Your instructions >>
Below is a listing. Return the lines from the one that contains "Give me the D3.js source for this chart." to the one that contains "29.2, 28.5, 29.2];", both ends included, verbatim and with no pictures.

Records for the task >>

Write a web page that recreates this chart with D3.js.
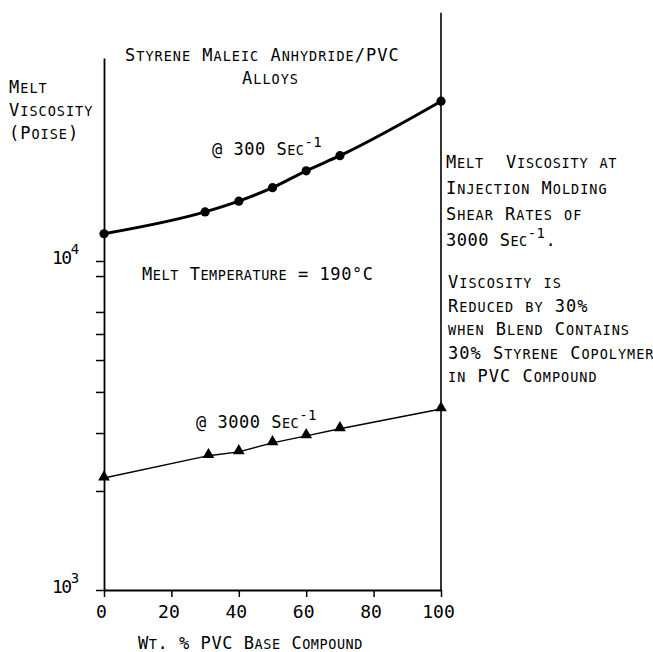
<!DOCTYPE html>
<html>
<head>
<meta charset="utf-8">
<script src="https://cdn.jsdelivr.net/npm/d3@7"></script>
<style>
  html, body { margin: 0; padding: 0; background: #fff; }
  svg { display: block; }
  text { white-space: pre; }
</style>
</head>
<body>
<svg id="chart" width="653" height="652"></svg>
<script>
// Melt viscosity of styrene maleic anhydride / PVC alloys, log scale.
const pvc300 = [0, 30, 40, 50, 60, 70, 100];
const visc300 = [12100, 14100, 15200, 16700, 18800, 20900, 30600];
const pvc3000 = [0, 31, 40, 50, 60, 70, 100];
const visc3000 = [2190, 2560, 2630, 2800, 2940, 3090, 3550];
const xTicks = [0, 20, 40, 60, 80, 100];
const yTicks = [1000, 2000, 3000, 4000, 5000, 6000, 7000, 9000, 10000];
const yMajor = [{ v: 1000, base: "10", exp: "3" }, { v: 10000, base: "10", exp: "4" }];

const FONT = "'DejaVu Sans Mono', monospace";
const BIG = 17, SMALL = 13.5, SUP = 14;

const svg = d3.select("#chart");

const x = d3.scaleLinear().domain([0, 100]).range([104, 441]);
// one decade spans 329 px; the left axis runs up to about 4.1e4
const y = d3.scaleLog().domain([1000, 41400]).range([590, 58]);

// axes
const gx = svg.append("g").attr("transform", "translate(0,590)")
  .call(d3.axisBottom(x).tickValues(xTicks).tickSize(7).tickSizeOuter(0).tickPadding(8));
gx.selectAll("text").attr("font-family", FONT).attr("font-size", 18).attr("fill", "#000").attr("dx", -3);

const gy = svg.append("g").attr("transform", "translate(104,0)")
  .call(d3.axisLeft(y).tickValues(yTicks).tickSize(8).tickSizeOuter(0).tickFormat(""));

[gx, gy].forEach(g => {
  g.select(".domain").attr("stroke", "#000").attr("stroke-width", 1.8);
  g.selectAll(".tick line").attr("stroke", "#000").attr("stroke-width", 1.5);
});

// right-hand boundary at 100 %
svg.append("line")
  .attr("x1", x(100)).attr("x2", x(100))
  .attr("y1", y(1000)).attr("y2", y(56800))
  .attr("stroke", "#000").attr("stroke-width", 1.6);

// decade labels
yMajor.forEach(d => {
  const t = svg.append("text").attr("font-family", FONT).attr("fill", "#000")
    .attr("x", 52).attr("y", y(d.v) + 3);
  t.append("tspan").attr("font-size", 18).attr("letter-spacing", -1.5).text(d.base);
  t.append("tspan").attr("font-size", SUP).attr("dy", -10).text(d.exp);
});

// small-caps lettering: lower case letters become smaller capitals
function lettering(px, py, parts, ls) {
  const t = svg.append("text").attr("x", px).attr("y", py)
    .attr("font-family", FONT).attr("fill", "#000")
    .attr("letter-spacing", ls == null ? 1 : ls);
  let shift = 0;
  parts.forEach(p => {
    if (p.sup) {
      t.append("tspan").attr("font-size", SUP).attr("dy", -8 - shift).text(p.t);
      shift = -8;
      return;
    }
    const runs = p.t.match(/[a-z]+|[^a-z]+/g) || [];
    runs.forEach((r, i) => {
      const lower = /^[a-z]/.test(r);
      const ts = t.append("tspan").attr("font-size", lower ? SMALL : BIG)
        .text(lower ? r.toUpperCase() : r);
      if (i === 0 && shift !== 0) { ts.attr("dy", -shift); shift = 0; }
    });
  });
  return t;
}

lettering(125, 61, [{ t: "Styrene Maleic Anhydride/PVC" }]);
lettering(242, 84, [{ t: "Alloys" }]);
lettering(9, 93, [{ t: "Melt" }]);
lettering(9, 116, [{ t: "Viscosity" }]);
lettering(9, 139, [{ t: "(Poise)" }]);
lettering(212, 155, [{ t: "@ 300 Sec" }, { t: "-1", sup: true }], 0.5);
lettering(142, 280, [{ t: "Melt Temperature = 190°C" }], 0.55);
lettering(196, 428, [{ t: "@ 3000 Sec" }, { t: "-1", sup: true }], 0.5);

const notes1 = ["Melt  Viscosity at", "Injection Molding", "Shear Rates of"];
notes1.forEach((s, i) => lettering(446, 168 + i * 26, [{ t: s }], i === 0 ? 0.8 : 1));
lettering(446, 246, [{ t: "3000 Sec" }, { t: "-1", sup: true }, { t: "." }], 0.5);

const notes2 = ["Viscosity is", "Reduced by 30%", "when Blend Contains", "30% Styrene Copolymer", "in PVC Compound"];
notes2.forEach((s, i) => lettering(448, 288 + i * 23.5, [{ t: s }]));

lettering(138, 649, [{ t: "Wt. % PVC Base Compound" }], 0.55);

// 300 s^-1 series
const pts300 = pvc300.map((v, i) => [v, visc300[i]]);
svg.append("path")
  .attr("d", d3.line().x(d => x(d[0])).y(d => y(d[1])).curve(d3.curveMonotoneX)(pts300))
  .attr("fill", "none").attr("stroke", "#000").attr("stroke-width", 3);
svg.selectAll("circle.p300").data(pts300).join("circle")
  .attr("class", "p300")
  .attr("cx", d => x(d[0])).attr("cy", d => y(d[1])).attr("r", 4.6)
  .attr("fill", "#000");

// 3000 s^-1 series
const pts3000 = pvc3000.map((v, i) => [v, visc3000[i]]);
svg.append("path")
  .attr("d", d3.line().x(d => x(d[0])).y(d => y(d[1]))(pts3000))
  .attr("fill", "none").attr("stroke", "#000").attr("stroke-width", 1.4);
const tri = d3.symbol().type(d3.symbolTriangle).size(60);
svg.selectAll("path.p3000").data(pts3000).join("path")
  .attr("class", "p3000")
  .attr("transform", d => `translate(${x(d[0])},${y(d[1]) - 1})`)
  .attr("d", tri).attr("fill", "#000");
</script>
</body>
</html>
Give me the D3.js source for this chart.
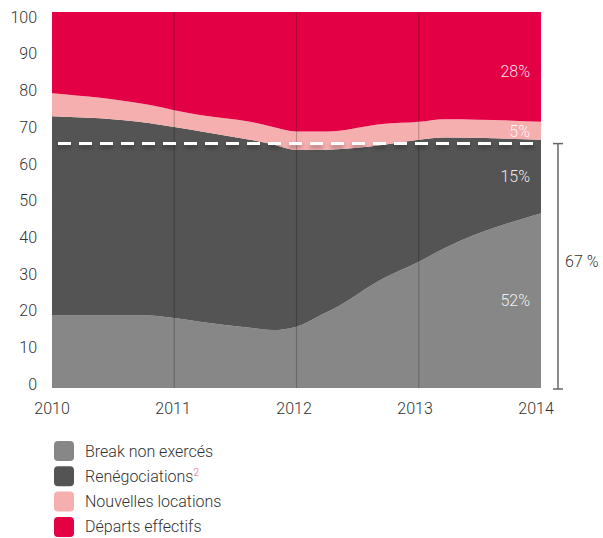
<!DOCTYPE html>
<html>
<head>
    <meta charset="utf-8">
    <title>Break, renégociations, locations, départs</title>
    <style>
        body { margin: 0; background: #fff; }
        text { font-family: Roboto, "Noto Sans", sans-serif; font-weight: 300; }
        .tick-label { font-size: 16px; fill: #333; }
        .legend text { font-size: 16px; fill: #333; }
        .inner-label { font-size: 16px; fill: #fff; }
    </style>
    <script src="https://d3js.org/d3.v7.min.js"></script>
</head>
<body>
    <div id="chart"></div>
    <script>
        // data (year as fraction, % of leases)
        const years = [2010, 2010.79, 2011, 2011.21, 2011.62, 2011.8, 2012, 2012.2, 2012.3, 2012.7, 2013, 2013.21, 2014];
        const breakNonExerces = [19.3, 19.3, 18.6, 17.6, 16.0, 15.4, 16.3, 19.4, 21.0, 29.0, 33.6, 37.2, 46.5];
        const renegociations  = [53.0, 51.2, 50.8, 50.7, 50.0, 49.4, 47.0, 43.9, 42.4, 35.6, 32.4, 29.4, 19.5];
        const nouvellesLocs   = [6.1, 4.8, 4.5, 4.3, 4.8, 4.7, 4.9, 4.9, 4.9, 5.6, 4.8, 4.9, 4.8];
        const departsEffectifs = [21.6, 24.7, 26.1, 27.4, 29.2, 30.5, 31.8, 31.8, 31.7, 29.8, 29.2, 28.5, 29.2];

        const seriesKeys = ["break", "reneg", "nouv", "depart"];
        const seriesNames = ["Break non exercés", "Renégociations", "Nouvelles locations", "Départs effectifs"];
        const seriesColors = ["#878787", "#545454", "#f6afaf", "#e30045"];

        const yearTicks = [2010, 2011, 2012, 2013, 2014];
        const gridYears = [2011, 2012, 2013];
        const yTicks = d3.range(0, 101, 10);
        const threshold = 65;
        const endLabels = ["28%", "5%", "15%", "52%"];
        const totalLabel = "67 %";

        const width = 603, height = 538;

        const table = years.map((yr, i) => ({
            year: yr,
            break: breakNonExerces[i],
            reneg: renegociations[i],
            nouv: nouvellesLocs[i],
            depart: departsEffectifs[i]
        }));

        const x = d3.scaleLinear().domain([2010, 2014]).range([52, 541]);
        const y = d3.scaleLinear().domain([0, 100]).range([388, 12]);
        // tick labels sit slightly inside the plot box
        const xLab = d3.scaleLinear().domain([2010, 2014]).range([52, 536]);
        const yLab = d3.scaleLinear().domain([0, 100]).range([384, 17]);

        const svg = d3.select("#chart").append("svg")
            .attr("width", width)
            .attr("height", height);

        const defs = svg.append("defs");
        const shadow = defs.append("filter").attr("id", "shadow")
            .attr("filterUnits", "userSpaceOnUse")
            .attr("x", 0).attr("y", 0).attr("width", width).attr("height", height);
        shadow.append("feDropShadow")
            .attr("dx", 0).attr("dy", 3).attr("stdDeviation", 2)
            .attr("flood-color", "#000").attr("flood-opacity", 0.35);

        const stacked = d3.stack().keys(seriesKeys)(table);

        const area = d3.area()
            .x(d => x(d.data.year))
            .y0(d => y(d[0]))
            .y1(d => y(d[1]))
            .curve(d3.curveMonotoneX);

        svg.append("g").selectAll("path")
            .data(stacked)
            .enter().append("path")
            .attr("d", area)
            .attr("fill", (d, i) => seriesColors[i]);

        // vertical year lines over the areas
        svg.append("g").selectAll("line")
            .data(gridYears)
            .enter().append("line")
            .attr("x1", d => x(d)).attr("x2", d => x(d))
            .attr("y1", y(100)).attr("y2", y(0))
            .attr("stroke", "#000")
            .attr("stroke-opacity", 0.22)
            .attr("stroke-width", 1.2);

        // dashed threshold
        svg.append("line")
            .attr("x1", 58).attr("x2", x(2014))
            .attr("y1", y(threshold)).attr("y2", y(threshold))
            .attr("stroke", "#fff")
            .attr("stroke-width", 3)
            .attr("stroke-dasharray", "13,8")
            .attr("filter", "url(#shadow)");

        // y tick labels
        svg.append("g").selectAll("text")
            .data(yTicks)
            .enter().append("text")
            .attr("class", "tick-label")
            .attr("x", 37)
            .attr("y", d => yLab(d))
            .attr("dy", "0.36em")
            .attr("text-anchor", "end")
            .text(d => d);

        // x tick labels
        svg.append("g").selectAll("text")
            .data(yearTicks)
            .enter().append("text")
            .attr("class", "tick-label")
            .attr("x", d => xLab(d))
            .attr("y", 414)
            .attr("text-anchor", "middle")
            .text(d => d);

        // labels inside the areas at 2014
        const labelY = [84.2, 68.2, 56.2, 23.4];
        svg.append("g").selectAll("text")
            .data(endLabels)
            .enter().append("text")
            .attr("class", "inner-label")
            .attr("x", 530)
            .attr("y", (d, i) => y(labelY[i]))
            .attr("dy", "0.36em")
            .attr("text-anchor", "end")
            .attr("fill-opacity", 0.9)
            .text(d => d);

        // bracket for the 67 %
        const bx = 558;
        const br = svg.append("g").attr("stroke", "#666").attr("stroke-width", 1.5);
        br.append("line").attr("x1", bx).attr("x2", bx).attr("y1", y(threshold)).attr("y2", y(0) + 1);
        br.append("line").attr("x1", bx - 5).attr("x2", bx + 5).attr("y1", y(threshold)).attr("y2", y(threshold));
        br.append("line").attr("x1", bx - 5).attr("x2", bx + 5).attr("y1", y(0) + 1).attr("y2", y(0) + 1);
        svg.append("text")
            .attr("class", "tick-label")
            .attr("x", 565)
            .attr("y", 267)
            .text(totalLabel);

        // legend
        const legend = svg.append("g").attr("class", "legend");
        const rows = legend.selectAll("g")
            .data(seriesNames)
            .enter().append("g")
            .attr("transform", (d, i) => `translate(54,${441 + i * 25.3})`);
        rows.append("rect")
            .attr("width", 20).attr("height", 20)
            .attr("rx", 4).attr("ry", 4)
            .attr("fill", (d, i) => seriesColors[i]);
        const lt = rows.append("text")
            .attr("x", 31)
            .attr("y", 15.5)
            .text(d => d);
        lt.filter((d, i) => i === 1).append("tspan")
            .attr("dy", -6)
            .attr("font-size", 10)
            .attr("fill", "#ee5a7e")
            .text("2");
    </script>
</body>
</html>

Answer below >>
Give me the D3.js source for this chart.
<!DOCTYPE html>
<html>
<head>
    <meta charset="utf-8">
    <title>Break, renégociations, locations, départs</title>
    <style>
        body { margin: 0; background: #fff; }
        text { font-family: Roboto, "Noto Sans", sans-serif; font-weight: 300; }
        .tick-label { font-size: 16px; fill: #333; }
        .legend text { font-size: 16px; fill: #333; }
        .inner-label { font-size: 16px; fill: #fff; }
    </style>
    <script src="https://d3js.org/d3.v7.min.js"></script>
</head>
<body>
    <div id="chart"></div>
    <script>
        // data (year as fraction, % of leases)
        const years = [2010, 2010.79, 2011, 2011.21, 2011.62, 2011.8, 2012, 2012.2, 2012.3, 2012.7, 2013, 2013.21, 2014];
        const breakNonExerces = [19.3, 19.3, 18.6, 17.6, 16.0, 15.4, 16.3, 19.4, 21.0, 29.0, 33.6, 37.2, 46.5];
        const renegociations  = [53.0, 51.2, 50.8, 50.7, 50.0, 49.4, 47.0, 43.9, 42.4, 35.6, 32.4, 29.4, 19.5];
        const nouvellesLocs   = [6.1, 4.8, 4.5, 4.3, 4.8, 4.7, 4.9, 4.9, 4.9, 5.6, 4.8, 4.9, 4.8];
        const departsEffectifs = [21.6, 24.7, 26.1, 27.4, 29.2, 30.5, 31.8, 31.8, 31.7, 29.8, 29.2, 28.5, 29.2];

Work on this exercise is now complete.